That's how I read this article about porous friction course, a porous asphalt alternative that is being tested out by VDOT. This came to my attention through this FLS article, but was actually reported last month in the Washington Post. In the article, VDOT spokesman was quoted
"Noise barriers are expensive, not to mention some people don't like the look of
them," said McGhee, referring to the walls that line highways near residential
areas. Such barriers can cost $2 million to $3 million per mile.
Now I'm angry, VDOT care's more about some snot complaining about noise after they CHOSE to build their house next to a roadway, than the benefits of using porous surfaces to prevent environmental disaster. If VDOT incurs expenses of 2-3M per mile of noise barrier, they should turn around and bill the developers. One caveat, if a new road is constructed next to existing houses, then I'm all for those barriers being part of the deal (look at what might be happening here with the Rappahannock Parkway, and a link here for a picture).

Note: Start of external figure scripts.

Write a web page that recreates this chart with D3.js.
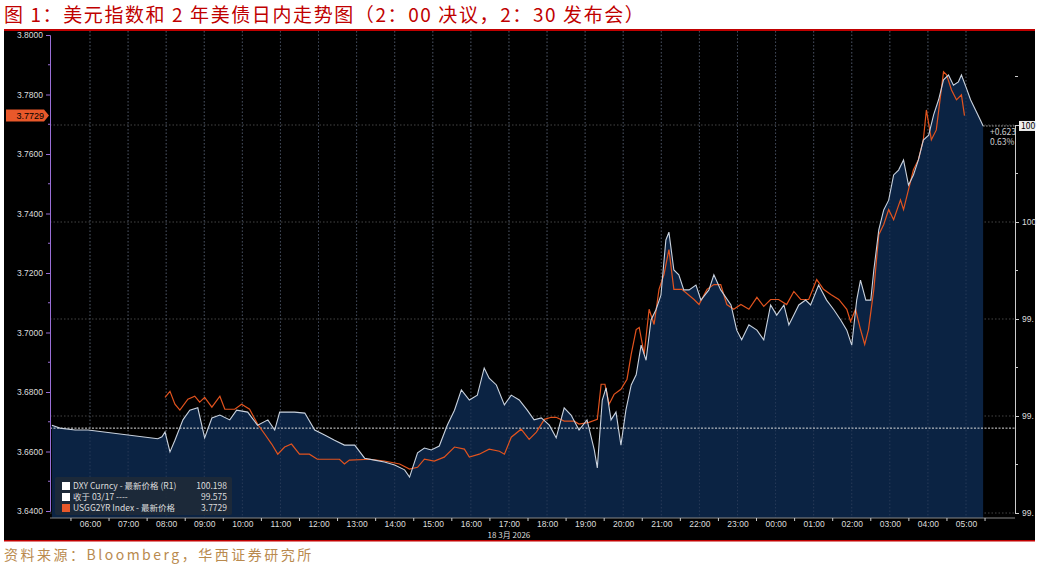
<!DOCTYPE html>
<html>
<head>
<meta charset="utf-8">
<script src="https://cdn.jsdelivr.net/npm/d3@7"></script>
<style>
  body { margin: 0; background: #fff; font-family: "Noto Sans CJK SC", "Noto Sans", sans-serif; }
</style>
</head>
<body>
<svg id="chart" width="1039" height="570"></svg>
<script>
// DXY intraday (hours since 18 Mar 00:00, value)
const dxyHours = [5.00,5.21,5.61,5.95,7.78,7.89,7.97,8.10,8.23,8.44,8.62,8.83,9.01,9.20,9.41,9.67,9.85,10.14,10.40,10.67,10.85,10.98,11.37,11.64,11.90,12.16,12.42,12.68,12.95,13.21,13.47,13.73,14.00,14.26,14.39,14.60,14.78,14.96,15.17,15.38,15.57,15.75,15.96,16.17,16.35,16.48,16.67,16.88,17.06,17.27,17.48,17.66,17.85,18.06,18.24,18.45,18.63,18.84,19.05,19.24,19.32,19.45,19.55,19.68,19.81,19.94,20.07,20.21,20.34,20.47,20.60,20.73,20.86,20.99,21.12,21.20,21.33,21.46,21.59,21.73,21.91,22.04,22.25,22.38,22.56,22.83,22.98,23.11,23.30,23.51,23.69,23.87,24.03,24.22,24.35,24.48,24.61,24.79,24.92,25.13,25.34,25.53,25.71,25.87,26.00,26.13,26.23,26.37,26.50,26.58,26.71,26.84,26.97,27.10,27.23,27.36,27.49,27.62,27.75,27.88,28.02,28.15,28.28,28.41,28.54,28.67,28.80,28.88,29.01,29.12,29.25,29.38,29.45];
const dxyValues = [99.581,99.575,99.571,99.571,99.553,99.557,99.567,99.526,99.550,99.592,99.612,99.617,99.555,99.596,99.602,99.592,99.612,99.608,99.581,99.592,99.571,99.608,99.608,99.606,99.571,99.561,99.550,99.540,99.540,99.513,99.509,99.505,99.499,99.489,99.474,99.524,99.534,99.530,99.538,99.581,99.612,99.654,99.633,99.643,99.699,99.678,99.664,99.623,99.643,99.633,99.612,99.592,99.596,99.581,99.555,99.617,99.602,99.571,99.592,99.530,99.493,99.633,99.658,99.592,99.608,99.540,99.612,99.664,99.685,99.746,99.715,99.798,99.819,99.849,99.963,99.979,99.901,99.891,99.860,99.860,99.870,99.839,99.860,99.891,99.860,99.829,99.777,99.757,99.788,99.777,99.757,99.829,99.808,99.829,99.788,99.808,99.829,99.839,99.829,99.870,99.839,99.819,99.798,99.777,99.746,99.839,99.880,99.839,99.839,99.901,99.984,100.025,100.045,100.097,100.107,100.128,100.076,100.097,100.128,100.169,100.179,100.221,100.252,100.293,100.303,100.282,100.289,100.303,100.276,100.252,100.231,100.210,100.198];

// USGG2YR intraday
const ustHours = [7.97,8.10,8.23,8.36,8.57,8.75,8.88,9.01,9.20,9.41,9.54,9.80,9.98,10.19,10.40,10.59,10.77,10.93,11.11,11.29,11.50,11.76,11.97,12.55,12.68,12.81,13.34,13.73,14.13,14.39,14.60,14.78,15.04,15.30,15.57,15.83,15.96,16.22,16.48,16.75,16.88,17.06,17.32,17.53,17.72,17.93,18.11,18.24,18.45,18.71,18.84,19.10,19.32,19.42,19.52,19.63,19.76,19.94,20.10,20.21,20.34,20.42,20.55,20.68,20.81,20.94,21.07,21.20,21.33,21.54,21.86,21.99,22.20,22.38,22.56,22.72,22.90,23.09,23.30,23.51,23.69,23.87,24.08,24.29,24.48,24.66,24.87,25.08,25.26,25.45,25.66,25.87,25.97,26.10,26.23,26.34,26.44,26.58,26.71,26.84,26.97,27.10,27.28,27.36,27.49,27.62,27.75,27.88,27.96,28.09,28.22,28.41,28.49,28.62,28.75,28.88,28.96];
const ustValues = [3.6782,3.6802,3.6759,3.6739,3.6776,3.6786,3.6766,3.6782,3.6749,3.6786,3.6742,3.6742,3.6759,3.6742,3.6692,3.6658,3.6625,3.6591,3.6615,3.6625,3.6591,3.6591,3.6574,3.6574,3.6558,3.6571,3.6574,3.6568,3.6558,3.6541,3.6547,3.6574,3.6568,3.6581,3.6615,3.6608,3.6581,3.6591,3.6608,3.6601,3.6591,3.6648,3.6675,3.6641,3.6665,3.6708,3.6715,3.6715,3.6702,3.6702,3.6692,3.6698,3.6708,3.6826,3.6826,3.6759,3.6792,3.6809,3.6843,3.6927,3.7010,3.7017,3.6927,3.7078,3.7027,3.7145,3.7195,3.7279,3.7145,3.7145,3.7111,3.7094,3.7145,3.7161,3.7161,3.7094,3.7078,3.7094,3.7078,3.7118,3.7088,3.7111,3.7111,3.7094,3.7138,3.7111,3.7111,3.7178,3.7145,3.7128,3.7111,3.7078,3.7037,3.7078,3.7010,3.6960,3.7010,3.7145,3.7329,3.7363,3.7413,3.7379,3.7446,3.7413,3.7480,3.7547,3.7581,3.7648,3.7748,3.7648,3.7681,3.7876,3.7866,3.7815,3.7782,3.7799,3.7729];

const prevClose = 99.575;
const lastDxy = 100.198;
const lastUst = 3.7729;
const leftTicks = [3.64, 3.66, 3.68, 3.70, 3.72, 3.74, 3.76, 3.78, 3.80];
const rightTicks = [99.4, 99.6, 99.8, 100.0, 100.2];
const rightLabels = ["99.", "99.", "99.", "100", "100"];
const hourTicks = d3.range(6, 30);

const svg = d3.select("#chart");
const W = 1039;
const m = { left: 50, right: 1015, top: 31, bottom: 518 };

// Title and frame rules
svg.append("text").attr("x", 4).attr("y", 22)
  .attr("fill", "#c00000").attr("font-size", 19).attr("letter-spacing", 1.6)
  .text("图 1：美元指数和 2 年美债日内走势图（2：00 决议，2：30 发布会）");
svg.append("rect").attr("x", 4).attr("y", 29).attr("width", W - 8).attr("height", 2).attr("fill", "#c00000");

// Black panel
svg.append("rect").attr("x", 4).attr("y", 31).attr("width", W - 8).attr("height", 509).attr("fill", "#000");
svg.append("rect").attr("x", 4).attr("y", 540).attr("width", W - 8).attr("height", 1.5).attr("fill", "#c00000");

const x = d3.scaleLinear().domain([6, 29]).range([90, 966]);
const yL = d3.scaleLinear().domain([3.64, 3.80]).range([511, 35]);
const yR = d3.scaleLinear().domain([99.4, 100.2]).range([513, 125]);

const g = svg.append("g");

// Gridlines
g.selectAll(".vg").data(hourTicks).join("line")
  .attr("x1", d => x(d)).attr("x2", d => x(d))
  .attr("y1", m.top).attr("y2", m.bottom)
  .attr("stroke", "#555").attr("stroke-width", 0.8).attr("stroke-dasharray", "1.5,2");
g.selectAll(".hg").data(rightTicks).join("line")
  .attr("x1", m.left).attr("x2", m.right)
  .attr("y1", d => yR(d)).attr("y2", d => yR(d))
  .attr("stroke", "#555").attr("stroke-width", 0.8).attr("stroke-dasharray", "1.5,2");

const dxy = dxyHours.map((h, i) => [h, dxyValues[i]]);
const ust = ustHours.map((h, i) => [h, ustValues[i]]);

// DXY area + line
g.append("path").datum(dxy)
  .attr("d", d3.area().x(d => x(d[0])).y0(m.bottom).y1(d => yR(d[1])))
  .attr("fill", "#0b2343");
g.selectAll(".vg2").data(hourTicks).join("line")
  .attr("x1", d => x(d)).attr("x2", d => x(d))
  .attr("y1", m.top).attr("y2", m.bottom)
  .attr("stroke", "#3a4a66").attr("stroke-width", 0.6).attr("stroke-dasharray", "1.5,2");

// prev close dotted line
g.append("line").attr("x1", m.left).attr("x2", m.right)
  .attr("y1", yR(prevClose)).attr("y2", yR(prevClose))
  .attr("stroke", "#ddd").attr("stroke-width", 1).attr("stroke-dasharray", "2,1.5");

g.append("path").datum(ust)
  .attr("d", d3.line().x(d => x(d[0])).y(d => yL(d[1])))
  .attr("fill", "none").attr("stroke", "#e2531e").attr("stroke-width", 1.2);
g.append("path").datum(dxy)
  .attr("d", d3.line().x(d => x(d[0])).y(d => yR(d[1])))
  .attr("fill", "none").attr("stroke", "#c9d2de").attr("stroke-width", 1.1);

// last DXY dotted line
g.append("line").attr("x1", x(dxyHours[dxyHours.length - 1])).attr("x2", m.right)
  .attr("y1", yR(lastDxy)).attr("y2", yR(lastDxy))
  .attr("stroke", "#aaa").attr("stroke-dasharray", "1.5,1.5");
svg.append("text").attr("x", 990).attr("y", yR(lastDxy) + 9).attr("fill", "#ccc").attr("font-size", 8.5).text("+0.623");
svg.append("text").attr("x", 990).attr("y", yR(lastDxy) + 19).attr("fill", "#ccc").attr("font-size", 8.5).text("0.63%");

// Left axis
const axL = svg.append("g").attr("transform", `translate(${m.left},0)`)
  .call(d3.axisLeft(yL).tickValues(leftTicks).tickFormat(d3.format(".4f")).tickSize(4));
axL.select(".domain").attr("stroke", "#9a6fd6");
axL.selectAll(".tick line").attr("stroke", "#9a6fd6");
axL.selectAll("text").attr("fill", "#ddd").attr("font-size", 8.5).attr("font-family", "Liberation Sans, sans-serif");
svg.append("g").selectAll("line").data(d3.range(3.65, 3.80, 0.02)).join("line")
  .attr("x1", m.left - 2).attr("x2", m.left).attr("y1", d => yL(d)).attr("y2", d => yL(d)).attr("stroke", "#9a6fd6");

// Last UST marker
const yl = yL(lastUst);
svg.append("path").attr("d", `M6,${yl - 6}H44L49,${yl}L44,${yl + 6}H6Z`).attr("fill", "#e8582a");
svg.append("text").attr("x", 44).attr("y", yl + 3.5).attr("text-anchor", "end")
  .attr("fill", "#000").attr("font-size", 9).attr("font-family", "Liberation Sans, sans-serif").text("3.7729");

// Right axis
const axR = svg.append("g").attr("transform", `translate(${m.right},0)`)
  .call(d3.axisRight(yR).tickValues(rightTicks).tickFormat((d, i) => rightLabels[i]).tickSize(4));
axR.select(".domain").attr("stroke", "#ccc");
axR.selectAll(".tick line").attr("stroke", "#ccc");
axR.selectAll("text").attr("fill", "#ddd").attr("font-size", 8.5).attr("font-family", "Liberation Sans, sans-serif");
svg.append("g").selectAll("line").data([99.5, 99.7, 99.9, 100.1, 100.3]).join("line")
  .attr("x1", m.right).attr("x2", m.right + 3).attr("y1", d => yR(d)).attr("y2", d => yR(d)).attr("stroke", "#ccc");
svg.append("rect").attr("x", 1019).attr("y", yR(lastDxy) - 5).attr("width", 16).attr("height", 10).attr("fill", "#eee");
svg.append("text").attr("x", 1021).attr("y", yR(lastDxy) + 3).attr("fill", "#000").attr("font-size", 8.5).text("100");

// Bottom axis
const axB = svg.append("g").attr("transform", `translate(0,${m.bottom})`)
  .call(d3.axisBottom(x).tickValues(hourTicks).tickFormat(d => String(d % 24).padStart(2, "0") + ":00").tickSize(0).tickPadding(3));
axB.select(".domain").remove();
svg.append("line").attr("x1", m.left).attr("x2", m.right).attr("y1", m.bottom).attr("y2", m.bottom).attr("stroke", "#888");
axB.selectAll("text").attr("fill", "#ddd").attr("font-size", 8.5).attr("font-family", "Liberation Sans, sans-serif");
svg.append("g").selectAll("line").data(d3.range(5.5, 29.6, 1)).join("line")
  .attr("x1", d => x(d)).attr("x2", d => x(d)).attr("y1", m.bottom).attr("y2", m.bottom + 3).attr("stroke", "#ccc");
svg.append("text").attr("x", x(17)).attr("y", 538).attr("text-anchor", "middle")
  .attr("fill", "#ddd").attr("font-size", 8).text("18 3月 2026");

// Legend
const lg = svg.append("g").attr("transform", "translate(55,477)");
lg.append("rect").attr("width", 177).attr("height", 38).attr("rx", 2).attr("fill", "#1e2a38").attr("opacity", 0.92);
const legendRows = [
  { c: "#fff", t: "DXY Curncy - 最新价格 (R1)", v: "100.198" },
  { c: "#fff", t: "收于 03/17 ----", v: "99.575" },
  { c: "#e8582a", t: "USGG2YR Index - 最新价格", v: "3.7729" }
];
legendRows.forEach((r, i) => {
  lg.append("rect").attr("x", 7).attr("y", 5 + i * 11).attr("width", 8).attr("height", 8).attr("fill", r.c);
  lg.append("text").attr("x", 18).attr("y", 12 + i * 11).attr("fill", "#ddd").attr("font-size", 8.5).text(r.t);
  lg.append("text").attr("x", 172).attr("y", 12 + i * 11).attr("text-anchor", "end").attr("fill", "#ddd").attr("font-size", 8.5).text(r.v);
});

// Source
svg.append("text").attr("x", 4).attr("y", 560).attr("fill", "#b98a4e").attr("font-size", 14).attr("letter-spacing", 2.5)
  .text("资料来源：Bloomberg，华西证券研究所");
</script>
</body>
</html>
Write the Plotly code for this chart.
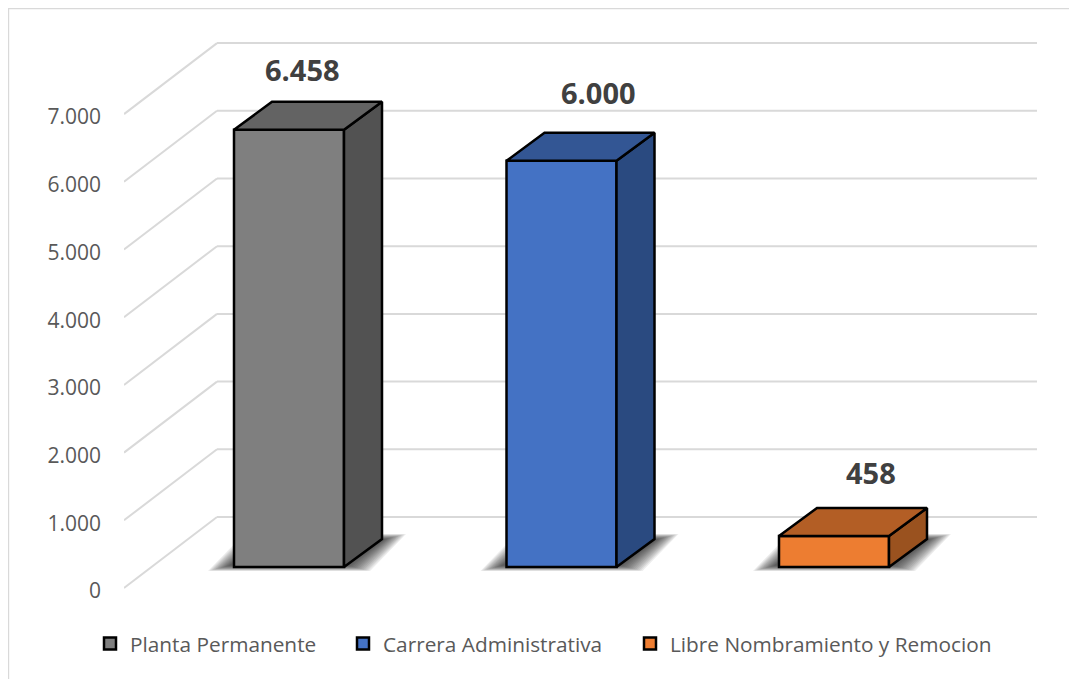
import plotly.graph_objects as go

categories = ["Planta Permanente", "Carrera Administrativa", "Libre Nombramiento y Remocion"]
values = [6458, 6000, 458]
tick_values = [0, 1000, 2000, 3000, 4000, 5000, 6000, 7000]
face_colors = ["#7f7f7f", "#4472c4", "#ed7d31"]
top_colors = ["#636363", "#335694", "#b35e25"]
side_colors = ["#525252", "#2a4a80", "#9a521f"]

# page geometry (figure sits at 8,8 because of the default body margin)
FIG_W, FIG_H = 1069, 671
L, R, T, B = 116, 40, 30, 88
PX_PER_UNIT_X = 272.5
PX_PER_VAL = 0.0677
X0_PAGE = 289.0


def dx(px):
    return px / PX_PER_UNIT_X


def dv(px):
    return px / PX_PER_VAL


x_min = (124 - X0_PAGE) / PX_PER_UNIT_X
x_max = (1037 - X0_PAGE) / PX_PER_UNIT_X
y_max = dv(591 - 38)
front = dv(3)  # wall lines start slightly above the tick label centre
wall_dx, wall_dv = dx(93), dv(71)
bar_dx, bar_dv = dx(38), dv(28)
bar_w = dx(110)
floor = dv(24)
GRID = "#d9d9d9"

shapes = []
for t in tick_values:
    shapes.append(dict(type="line", xref="x", yref="y", layer="below",
                       x0=x_min, y0=t + front, x1=x_min + wall_dx, y1=t + front + wall_dv,
                       line=dict(color=GRID, width=2)))
    shapes.append(dict(type="line", xref="x", yref="y", layer="below",
                       x0=x_min + wall_dx, y0=t + front + wall_dv, x1=x_max, y1=t + front + wall_dv,
                       line=dict(color=GRID, width=2)))

# soft floor shadows: stacked translucent parallelograms
for i in range(len(values)):
    for step in range(14):
        inset = step * 1.6
        xa = i - bar_w / 2 - dx(26) + dx(inset)
        xb = i + bar_w / 2 + dx(26) - dx(inset)
        ya = floor - dv(4) + dv(inset * 0.25)
        yb = floor + dv(33) - dv(inset * 0.25)
        off = dx(36)
        path = f"M {xa} {ya} L {xb} {ya} L {xb + off} {yb} L {xa + off} {yb} Z"
        shapes.append(dict(type="path", xref="x", yref="y", layer="below", path=path,
                           fillcolor="rgba(20,20,20,0.08)", line=dict(width=0)))


plot_w = FIG_W - L - R
plot_h = FIG_H - T - B


def xp(px):
    return (px - L) / plot_w


def yp(px):
    return 1 - (px - T) / plot_h


for (a, b, c, d) in [(0, 0, FIG_W, 0), (0, 0, 0, FIG_H)]:
    shapes.append(dict(type="line", xref="paper", yref="paper", layer="below",
                       x0=xp(a), y0=yp(b), x1=xp(c), y1=yp(d),
                       line=dict(color=GRID, width=2.4)))

legend_names = ["legend", "legend2", "legend3"]
legend_text_x = [130, 383, 670]

fig = go.Figure()
for i, (c, v) in enumerate(zip(categories, values)):
    fig.add_trace(go.Bar(x=[i], y=[v], base=[floor], width=bar_w, name=c, legend=legend_names[i],
                         marker=dict(color=face_colors[i], line=dict(color="#000000", width=2.5)),
                         hoverinfo="skip"))
for i, v in enumerate(values):
    l, r = i - bar_w / 2, i + bar_w / 2
    b, t = floor, floor + v
    fig.add_trace(go.Scatter(
        x=[r, r + bar_dx, r + bar_dx, r, r],
        y=[b, b + bar_dv, t + bar_dv, t, b],
        mode="lines", fill="toself", fillcolor=side_colors[i],
        line=dict(color="#000000", width=2.5), showlegend=False, hoverinfo="skip"))
    fig.add_trace(go.Scatter(
        x=[l, r, r + bar_dx, l + bar_dx, l],
        y=[t, t, t + bar_dv, t + bar_dv, t],
        mode="lines", fill="toself", fillcolor=top_colors[i],
        line=dict(color="#000000", width=2.5), showlegend=False, hoverinfo="skip"))

label_shift = [(13, 60), (37, 68), (37, 63)]
annotations = []
for i, v in enumerate(values):
    annotations.append(dict(x=i, y=floor + v, xref="x", yref="y",
                            text=f"<b>{v:,}</b>".replace(",", "."), showarrow=False,
                            xanchor="center", yanchor="middle",
                            xshift=label_shift[i][0], yshift=label_shift[i][1],
                            font=dict(family="Open Sans", size=29, color="#404040")))

layout_legends = {}
for name, tx in zip(legend_names, legend_text_x):
    layout_legends[name] = dict(
        orientation="h", xref="container", yref="container",
        x=(tx - 40 - 8) / FIG_W, y=1 - (644 - 8) / FIG_H,
        xanchor="left", yanchor="middle",
        font=dict(family="Open Sans", size=20.8, color="#595959"),
        bgcolor="rgba(0,0,0,0)", itemclick=False, itemdoubleclick=False)

fig.update_layout(
    width=FIG_W, height=FIG_H,
    margin=dict(l=L, r=R, t=T, b=B, pad=0),
    paper_bgcolor="#ffffff", plot_bgcolor="#ffffff",
    separators=",.",
    barmode="overlay",
    font=dict(family="Open Sans", color="#595959"),
    shapes=shapes, annotations=annotations,
    xaxis=dict(range=[x_min, x_max], visible=False, fixedrange=True),
    yaxis=dict(range=[0, y_max], tickmode="array", tickvals=tick_values, tickformat=",d",
               tickfont=dict(family="Open Sans", size=21, color="#595959"),
               showgrid=False, zeroline=False, showline=False, ticks="",
               ticklabelstandoff=22, fixedrange=True),
    showlegend=True,
    **layout_legends,
)
fig.write_html("out.html", config={"displayModeBar": False})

I know some readers like to see data to ensure benefits are real, so here is a link to a study on particulate conentrations in stormwater before and after the use of P.F.C. It sure would be nice if there were some incentives to using this stuff for parking lots in the area. It will also be interesting to see what VDOT's five year studies show for the improved bonding compounds and whether they can withstand wear and tear as expected.
[10pm update] A commenter also suggested this link for the Potomac River watershed stormwater runoff analysis:
I'm getting more and more concerned that actions today to 'wait and see' are risking huge future borrowing in order to fund corrections to major environmental impacts for either my generation, or my son's generation.